Another problematic issue comes from the home conditions the child is involved in. Improving home environments create many different outcomes, in which they may help the child’s oral health. The effectiveness of proper home conditions result in “improving clinical outcomes (i.e., dmft scores) and behavioral outcomes (i.e., including utilization of future dental care services), and offering potential cost savings.” The annual office visits can be associated with the relationship between the practitioner and the patient. The more often the office visits occur, the more comfortable the patient will be during check-ups or procedures. Oral check-ups are essential because the Dentist has to explore the mouth for any complications and further procedures. Before further procedures, there are many preventions that can be taken. Sealants can be used to fill in deep grooves on the teeth acting as another layer before decay forms. Attending oral check-ups will help depict if any precautions need to be done.
Through poor home conditions, childhood abuse can occur. In the dental office, many professionals can determine childhood abuse within the mouth. According to studies, “between 65 and 75% of all non-accidental injuries to children involve the head, face, mouth, or neck, suggesting that dentists may come into contact with a significant number of abused children.”. Various of signs of abuse include; chips and cracks in the teeth, poor cooperation behaviors, bruises on the face or body, and/or oral lesions. Most times, the dentist can evaluate the patient on abuse with their behavioral issues. The dentist is required to file a report with their appropriate authorities, such as local or state youth services agencies. If failed to file a report, the dentist can result in a misdemeanor 3. Many children who are socially withdrawn, melancholy, and shying away from physical contact may be resulted in child abuse. Poor home conditions can develop child abuse and be analyzed within the dental office.

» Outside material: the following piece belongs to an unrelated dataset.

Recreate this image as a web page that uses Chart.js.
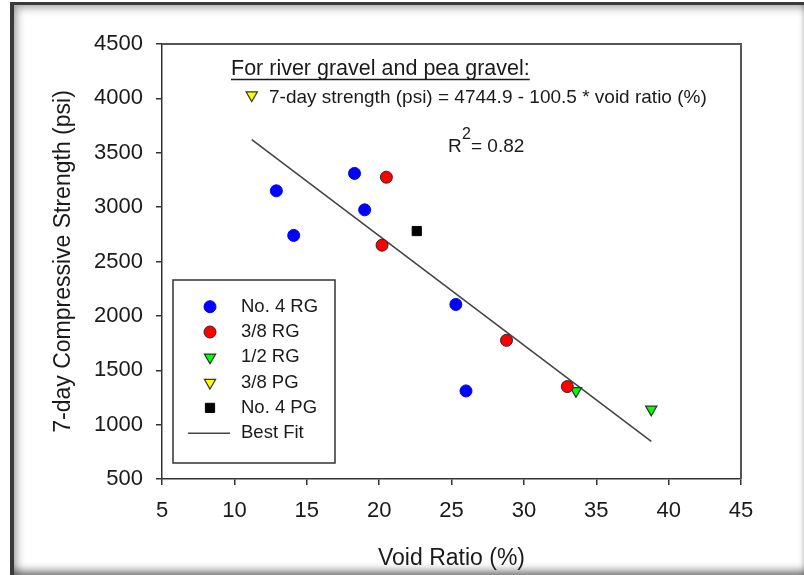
<!DOCTYPE html>
<html lang="en">
<head>
<meta charset="UTF-8">
<title>7-day strength vs void ratio</title>
<style>
  body { margin: 0; background: #fff; }
  #wrap { position: relative; width: 804px; height: 575px; overflow: hidden; }
  #frame {
    position: absolute; left: 10px; top: 2px; width: 794px; height: 573px;
    box-sizing: border-box;
    border-left: 4px solid #3a3a3a; border-top: 3px solid #3a3a3a;
    box-shadow: inset 6px 6px 8px -3px rgba(0,0,0,0.35),
                inset 0 -10px 8px -6px rgba(0,0,0,0.55),
                inset -5px 0 4px -3px rgba(0,0,0,0.15);
  }
  canvas { position: absolute; left: 0; top: 0; }
</style>
</head>
<body>
<div id="wrap">
  <div id="frame"></div>
  <canvas id="strengthChart" width="804" height="575"></canvas>
</div>

<script src="https://cdn.jsdelivr.net/npm/chart.js"></script>
<script>
  // void ratio (%) / 7-day compressive strength (psi) for each mix
  const rg4Void = [12.9, 14.1, 18.3, 19.0, 25.3, 26.0];
  const rg4Str  = [3150, 2740, 3310, 2975, 2105, 1310];
  const rg38Void = [20.5, 20.2, 28.8, 33.0];
  const rg38Str  = [3275, 2650, 1775, 1350];
  const rg12Void = [33.6, 38.8];
  const rg12Str  = [1310, 1140];
  const pg38Void = [11.2];
  const pg38Str  = [4030];
  const pg4Void = [22.6];
  const pg4Str  = [2780];
  // best fit line end points
  const fitVoid = [11.2, 38.8];
  const fitStr  = [3620, 845];

  const xTicks = [5, 10, 15, 20, 25, 30, 35, 40, 45];
  const yTicks = [500, 1000, 1500, 2000, 2500, 3000, 3500, 4000, 4500];

  const FONT = "Arial, 'Liberation Sans', sans-serif";
  const pts = (xs, ys) => xs.map((x, i) => ({ x: x, y: ys[i] }));

  // box around the plot: top and right edges
  const plotBox = {
    id: 'plotBox',
    beforeDatasetsDraw(chart) {
      const { ctx, chartArea: a } = chart;
      ctx.save();
      ctx.strokeStyle = '#555';
      ctx.lineWidth = 2;
      ctx.beginPath();
      ctx.moveTo(a.left, a.top);
      ctx.lineTo(a.right, a.top);
      ctx.lineTo(a.right, a.bottom);
      ctx.stroke();
      ctx.restore();
    }
  };

  // regression note in the upper part of the plot
  const fitNote = {
    id: 'fitNote',
    afterDraw(chart) {
      const ctx = chart.ctx;
      ctx.save();
      ctx.fillStyle = '#1a1a1a';
      ctx.textBaseline = 'alphabetic';
      ctx.textAlign = 'left';

      ctx.font = '21.5px ' + FONT;
      const head = 'For river gravel and pea gravel:';
      ctx.fillText(head, 231, 75);
      const w = ctx.measureText(head).width;
      ctx.strokeStyle = '#1a1a1a';
      ctx.lineWidth = 1.5;
      ctx.beginPath();
      ctx.moveTo(231, 79.5);
      ctx.lineTo(231 + w, 79.5);
      ctx.stroke();

      ctx.font = '19px ' + FONT;
      ctx.fillText('7-day strength (psi) = 4744.9 - 100.5 * void ratio (%)', 269, 103);

      ctx.fillText('R', 448, 152);
      ctx.font = '16px ' + FONT;
      ctx.fillText('2', 462, 139);
      ctx.font = '19px ' + FONT;
      ctx.fillText('= 0.82', 471, 152);
      ctx.restore();
    }
  };

  // boxed legend in the lower left of the plot
  const boxLegend = {
    id: 'boxLegend',
    afterDraw(chart) {
      const ctx = chart.ctx;
      ctx.save();
      ctx.fillStyle = '#fff';
      ctx.fillRect(173, 280, 162, 183);
      ctx.strokeStyle = '#333';
      ctx.lineWidth = 1.5;
      ctx.strokeRect(173, 280, 162, 183);

      chart.data.datasets.forEach((ds, i) => {
        const y = 306.7 + i * 25.3;
        if (ds.showLine) {
          ctx.strokeStyle = ds.borderColor;
          ctx.lineWidth = ds.borderWidth;
          ctx.beginPath();
          ctx.moveTo(188, y);
          ctx.lineTo(230, y);
          ctx.stroke();
        } else {
          ctx.fillStyle = ds.backgroundColor;
          ctx.strokeStyle = ds.borderColor;
          ctx.lineWidth = ds.borderWidth;
          Chart.helpers.drawPoint(ctx, {
            pointStyle: ds.pointStyle,
            radius: ds.pointRadius,
            rotation: ds.pointRotation || 0,
            borderWidth: ds.borderWidth
          }, 210, y);
        }
        ctx.fillStyle = '#1a1a1a';
        ctx.font = '18.5px ' + FONT;
        ctx.textBaseline = 'middle';
        ctx.textAlign = 'left';
        ctx.fillText(ds.label, 241, y);
      });
      ctx.restore();
    }
  };

  const axisStyle = {
    grid: { drawOnChartArea: false, drawTicks: true, tickLength: 6, color: '#333', lineWidth: 1.5 },
    border: { display: true, color: '#333', width: 1.5 }
  };

  new Chart(document.getElementById('strengthChart'), {
    type: 'scatter',
    data: {
      datasets: [
        { label: 'No. 4 RG', data: pts(rg4Void, rg4Str), pointStyle: 'circle', pointRadius: 6,
          backgroundColor: '#0000ff', borderColor: '#0000ff', borderWidth: 1 },
        { label: '3/8 RG', data: pts(rg38Void, rg38Str), pointStyle: 'circle', pointRadius: 6,
          backgroundColor: '#ff0000', borderColor: '#3a2020', borderWidth: 1 },
        { label: '1/2 RG', data: pts(rg12Void, rg12Str), pointStyle: 'triangle', pointRotation: 180, pointRadius: 6.5,
          backgroundColor: '#00ff00', borderColor: '#203a20', borderWidth: 1.2 },
        { label: '3/8 PG', data: pts(pg38Void, pg38Str), pointStyle: 'triangle', pointRotation: 180, pointRadius: 6.5,
          backgroundColor: '#ffff00', borderColor: '#3a3a20', borderWidth: 1.2 },
        { label: 'No. 4 PG', data: pts(pg4Void, pg4Str), pointStyle: 'rect', pointRadius: 6.5,
          backgroundColor: '#000000', borderColor: '#000000', borderWidth: 1 },
        { label: 'Best Fit', data: pts(fitVoid, fitStr), showLine: true, pointRadius: 0,
          borderColor: '#444', backgroundColor: '#444', borderWidth: 1.6 }
      ]
    },
    options: {
      responsive: false,
      animation: false,
      layout: { padding: { left: 50, right: 63, top: 44, bottom: 3 } },
      plugins: { legend: { display: false }, tooltip: { enabled: false } },
      scales: {
        x: {
          type: 'linear', min: 5, max: 45,
          afterBuildTicks: (s) => { s.ticks = xTicks.map(v => ({ value: v })); },
          afterFit: (s) => { s.height = 93; },
          ticks: { font: { family: FONT, size: 22 }, color: '#1a1a1a', padding: 13, maxRotation: 0,
                   callback: (v) => String(v) },
          title: { display: true, text: 'Void Ratio (%)', font: { family: FONT, size: 23 }, color: '#1a1a1a', padding: 0 },
          ...axisStyle
        },
        y: {
          type: 'linear', min: 500, max: 4500,
          afterBuildTicks: (s) => { s.ticks = yTicks.map(v => ({ value: v })); },
          afterFit: (s) => { s.width = 112; },
          ticks: { font: { family: FONT, size: 22 }, color: '#1a1a1a', padding: 13,
                   callback: (v) => String(v) },
          title: { display: true, text: '7-day Compressive Strength (psi)', font: { family: FONT, size: 23 }, color: '#1a1a1a', padding: 0 },
          ...axisStyle
        }
      }
    },
    plugins: [plotBox, fitNote, boxLegend]
  });
</script>
</body>
</html>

By maintaining knowledge of childhood development, there are many precautions and issues to be aware of. Many factors can be prevented in extent to healthy oral hygiene. Proper comprehension of these precautions can result in preventing fluorosis, baby bottle tooth decay, early childhood caries, proper brushing, pregnancy eating habits, deficiency in vitamin D, and home conditions. For this reason, improving childhood development education is crucial for an overall healthy lifestyle. Thus, as older generations continue, the younger generations will inherit this intelligence and guidance. As a result, childhood education will determine the path of healthy oral hygiene.